Un vote préférentiel est maintenant en cours. Jusqu’au 22 mars 2025, les membres du public qui appuient un changement de nom ont la possibilité de choisir parmi les trois noms qui répondent le mieux aux critères : Université d’Acadie, Université francophone Atlantique, Université Nouvelle-Acadie. Le site web et la page de vote de l’opération nouveau nom se trouvent à l’adresse suivante : nouveaunom.ca
Le décès récent d’Antonine Maillet, la plus célèbre écrivaine de l’Acadie, a amené plusieurs personnes à suggérer l’ajout de l’Université Antonine-Maillet aux choix. Le Comité citoyen affirme que l’exécuteur
testamentaire de Madame Maillet a demandé que son nom ne soit pas ajouté à la liste et a rappelé que Madame Maillet avait publiquement appuyé l’un des noms déjà inscrits sur le bulletin de vote – l’Université
Nouvelle-Acadie.
Bien entendu, le processus de vote actuel ne décidera pas du nouveau nom. Le vote est un exercice de démocratie citoyenne, organisé en partie pour inciter les gens à réfléchir à des noms appropriés pour l’université bien-aimée. Ce que l’on peut espérer, c’est que l’université s’engage dans un processus de consultation ouverte de la communauté acadienne et francophone sur un changement de nom.

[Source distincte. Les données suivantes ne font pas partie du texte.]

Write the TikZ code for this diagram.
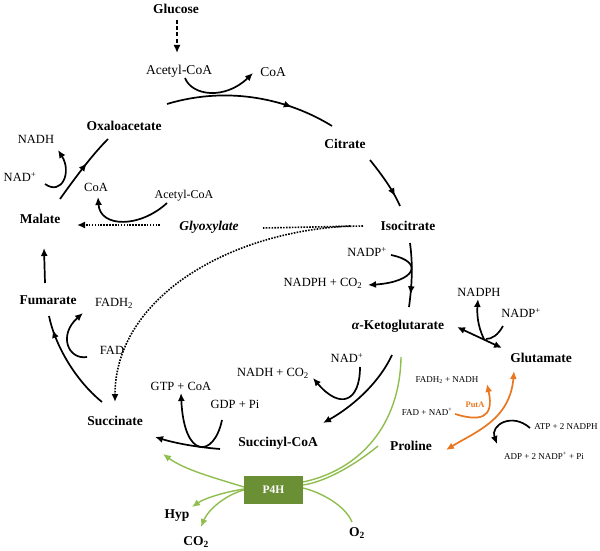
\documentclass[tikz,border=0pt]{standalone}
\usepackage{fontspec}
\setmainfont{Liberation Serif}
\usetikzlibrary{arrows.meta,decorations.markings}
\definecolor{pgreen}{HTML}{8FBE4E}
\definecolor{boxgreen}{HTML}{6B8F35}
\definecolor{porange}{HTML}{E8771F}
\tikzset{
  lb/.style={inner sep=0pt, font=\bfseries\fontsize{13.5}{15}\selectfont},
  tx/.style={inner sep=0pt, font=\fontsize{12.5}{14}\selectfont},
  txl/.style={inner sep=0pt, font=\fontsize{13.5}{15}\selectfont},
  sm/.style={inner sep=0pt, font=\fontsize{9}{10}\selectfont},
  blk/.style={line width=1.7pt, black},
  grn/.style={line width=1.4pt, pgreen},
  org/.style={line width=1.7pt, porange},
  tip/.style={-{Latex[length=8pt,width=7pt]}},
  gtip/.style={-{Latex[length=8pt,width=7pt]}},
  midtip/.style={postaction={decorate}, decoration={markings, mark=at position #1 with {\arrow{Latex[length=8pt,width=7pt]}}}},
  dots/.style={line width=1.6pt, dash pattern=on 1.6pt off 1.3pt},
}
\begin{document}
\begin{tikzpicture}[x=1pt,y=-1pt]
\useasboundingbox (0,0) rectangle (600,551);

% ---------- connector end points ----------
\coordinate (g1) at (177,20);   \coordinate (g2) at (177,53);
\coordinate (a1s) at (185,78);  \coordinate (a1e) at (253,73);
\coordinate (oc1) at (167,104); \coordinate (oc2) at (332,126);
\coordinate (ci1) at (370,160); \coordinate (ci2) at (400,206);
\coordinate (ik1) at (410,243); \coordinate (ik2) at (409,307);
\coordinate (np1) at (391,255); \coordinate (np2) at (368,285);
\coordinate (kg1) at (457,327); \coordinate (kg2) at (502,348);
\coordinate (nh1) at (484,339); \coordinate (nh2) at (478,299);
\coordinate (nq1) at (503,326); \coordinate (nq2) at (486,339);
\coordinate (pr1) at (446,450); \coordinate (pr2) at (514,371);
\coordinate (fn1) at (455,414); \coordinate (fn2) at (487,384);
\coordinate (at1) at (530,428); \coordinate (at2) at (497,444);
\coordinate (mo1) at (60,199);  \coordinate (mo2) at (108,139);
\coordinate (nd1) at (45,184);  \coordinate (nd2) at (58,150);
\coordinate (ac1) at (167,203); \coordinate (ac2) at (98,197);
\coordinate (gm1) at (160,225); \coordinate (gm2) at (77,225);
\coordinate (ig1) at (363,226); \coordinate (ig2) at (263,228);
\coordinate (is1) at (350,226); \coordinate (is2) at (115,402);
\coordinate (fm1) at (45,283);  \coordinate (fm2) at (44,248);
\coordinate (sf1) at (102,402); \coordinate (sf2) at (49,316);
\coordinate (fd1) at (87,357);  \coordinate (fd2) at (83,313);
\coordinate (ss1) at (220,449); \coordinate (ss2) at (155,437);
\coordinate (gd1) at (222,420); \coordinate (gd2) at (181,393);
\coordinate (ks1) at (392,355); \coordinate (ks2) at (323,423);
\coordinate (na1) at (360,367); \coordinate (na2) at (313,378);
\coordinate (pk) at (401,357);  \coordinate (pp) at (378,446);
\coordinate (po) at (352,522);  \coordinate (ps) at (163,454);
\coordinate (ph) at (192,507);  \coordinate (pc) at (201,527);

% ---------- labels ----------
\node[lb] (glucose) at (176,9) {Glucose};
\node[txl] (acoa1) at (179,71) {Acetyl-CoA};
\node[txl] (coa1) at (273,72) {CoA};
\node[lb] (oaa) at (124,126) {Oxaloacetate};
\node[lb] (citrate) at (345,144) {Citrate};
\node[lb] (isocit) at (408,226) {Isocitrate};
\node[tx] (nadp1) at (367,252) {NADP\textsuperscript{+}};
\node[tx] (nadphco2) at (323,283) {NADPH + CO\textsubscript{2}};
\node[lb] (akg) at (398,326) {{\itshape α}-Ketoglutarate};
\node[tx] (nadph2) at (479,292) {NADPH};
\node[tx] (nadp2) at (521,313) {NADP\textsuperscript{+}};
\node[lb] (glutamate) at (541,358) {Glutamate};
\node[sm] (fadh2nadh) at (447,380) {FADH\textsubscript{2} + NADH};
\node[sm] (fadnad) at (427,412) {FAD + NAD\textsuperscript{+}};
\node[sm, text=porange, font=\bfseries\fontsize{8.5}{10}\selectfont] (puta) at (475,405) {PutA};
\node[sm] (atp) at (566,427) {ATP + 2 NADPH};
\node[sm] (adp) at (544,456) {ADP + 2 NADP\textsuperscript{+} + Pi};
\node[lb] (proline) at (411,446) {Proline};
\node[tx] (nadh1) at (36,139) {NADH};
\node[tx] (nad1) at (20,177) {NAD\textsuperscript{+}};
\node[tx] (coa2) at (96,187) {CoA};
\node[tx, font=\fontsize{12}{14}\selectfont] (acoa2) at (184,196) {Acetyl-CoA};
\node[lb] (malate) at (40,219) {Malate};
\node[lb, font=\bfseries\itshape\fontsize{13.5}{15}\selectfont] (glyox) at (209,227) {Glyoxylate};
\node[lb] (fumarate) at (48,300) {Fumarate};
\node[tx] (fadh2) at (114,303) {FADH\textsubscript{2}};
\node[tx] (fad) at (112,350) {FAD};
\node[lb] (succinate) at (115,421) {Succinate};
\node[tx] (gtp) at (181,386) {GTP + CoA};
\node[tx] (gdp) at (235,404) {GDP + Pi};
\node[lb] (succoa) at (278,443) {Succinyl-CoA};
\node[tx] (nad2) at (347,358) {NAD\textsuperscript{+}};
\node[tx] (nadhco2) at (273,373) {NADH + CO\textsubscript{2}};
\node[lb] (hyp) at (177,516) {Hyp};
\node[lb] (co2) at (196,542) {CO\textsubscript{2}};
\node[lb] (o2) at (357,533) {O\textsubscript{2}};
\coordinate (pe1) at (303,482); \coordinate (pe2) at (303,485); \coordinate (pe3) at (303,488);
\coordinate (pw1) at (244,487); \coordinate (pw2) at (244,489); \coordinate (pw3) at (244,490);

% ---------- black connectors ----------
\draw[blk, tip, dash pattern=on 4pt off 2.2pt] (g1) -- (g2);
\draw[blk, tip] (a1s) .. controls (192,96) and (225,100) .. (a1e);
\draw[blk, midtip=0.74] (oc1) .. controls (230,85) and (290,100) .. (oc2);
\draw[blk, midtip=0.8] (ci1) .. controls (382,175) and (393,190) .. (ci2);
\draw[blk, midtip=0.8] (ik1) .. controls (413,265) and (412,285) .. (ik2);
\draw[blk, tip] (np1) .. controls (425,262) and (415,282) .. (np2);
\draw[blk, {Latex[length=8pt,width=7pt]}-{Latex[length=8pt,width=7pt]}] (kg1) -- (kg2);
\draw[blk, tip] (nh1) .. controls (477,325) and (477,312) .. (nh2);
\draw[blk] (nq1) .. controls (498,335) and (492,339) .. (nq2);
\draw[blk, tip] (at1) .. controls (512,412) and (490,425) .. (at2);

\draw[blk, midtip=0.58] (mo1) .. controls (75,178) and (92,155) .. (mo2);
\draw[blk, tip] (nd1) .. controls (62,196) and (72,172) .. (nd2);
\draw[blk, tip] (ac1) .. controls (140,228) and (100,228) .. (ac2);
\draw[dots, tip] (gm1) -- (gm2);
\draw[dots] (ig1) -- (ig2);
\draw[dots, tip] (is1) .. controls (225,232) and (115,300) .. (is2);
\draw[blk, tip] (fm1) -- (fm2);
\draw[blk, midtip=0.86] (sf1) .. controls (75,380) and (55,345) .. (sf2);
\draw[blk, tip] (fd1) .. controls (68,360) and (58,335) .. (fd2);
\draw[blk, tip] (ss1) .. controls (195,447) and (175,443) .. (ss2);
\draw[blk, tip] (gd1) .. controls (214,458) and (184,460) .. (gd2);
\draw[blk, tip] (ks1) .. controls (378,385) and (350,408) .. (ks2);
\draw[blk, tip] (na1) .. controls (360,402) and (340,410) .. (na2);

% ---------- orange (PutA) ----------
\draw[org, {Latex[length=8pt,width=7pt]}-{Latex[length=8pt,width=7pt]}] (pr1) .. controls (475,432) and (510,420) .. (pr2);
\draw[org, tip] (fn1) .. controls (478,421) and (495,420) .. (fn2);

% ---------- green (P4H) ----------
\draw[grn] (pe1) .. controls (360,470) and (400,425) .. (pk);
\draw[grn] (pe2) .. controls (325,482) and (355,465) .. (pp);
\draw[grn] (pe3) .. controls (320,492) and (345,505) .. (po);
\draw[grn, gtip] (pw1) .. controls (215,478) and (185,470) .. (ps);
\draw[grn, gtip] (pw2) .. controls (225,492) and (205,498) .. (ph);
\draw[grn, gtip] (pw3) .. controls (225,495) and (208,510) .. (pc);
\node[fill=boxgreen, minimum width=59pt, minimum height=28pt, inner sep=0pt,
      text=white, font=\bfseries\fontsize{11.5}{13}\selectfont] (p4h) at (273.5,489.5) {P4H};
\end{tikzpicture}
\end{document}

Comme le dit le Comité citoyen pour un nouveau nom, le nom de l’établissement d’enseignement supérieur phare du peuple acadien – la plus grande université de langue française en milieu minoritaire au Canada – est inadéquat. Il cache le fait que l’université est acadienne, francophone, provinciale et qu’elle a été créée à partir de trois composantes égales – Edmundston, Moncton et Shippagan. Voilà une raison suffisante pour changer de nom. Son nom devrait affirmer qui nous sommes.
L’Université, au cours des 60 dernières années, a contribué à l’avènement de l’Acadie moderne, mais aujourd’hui, son nom ne reflète pas cette Acadie.
Rosella Melanson est un membre du Comité citoyen pour un nouveau nom.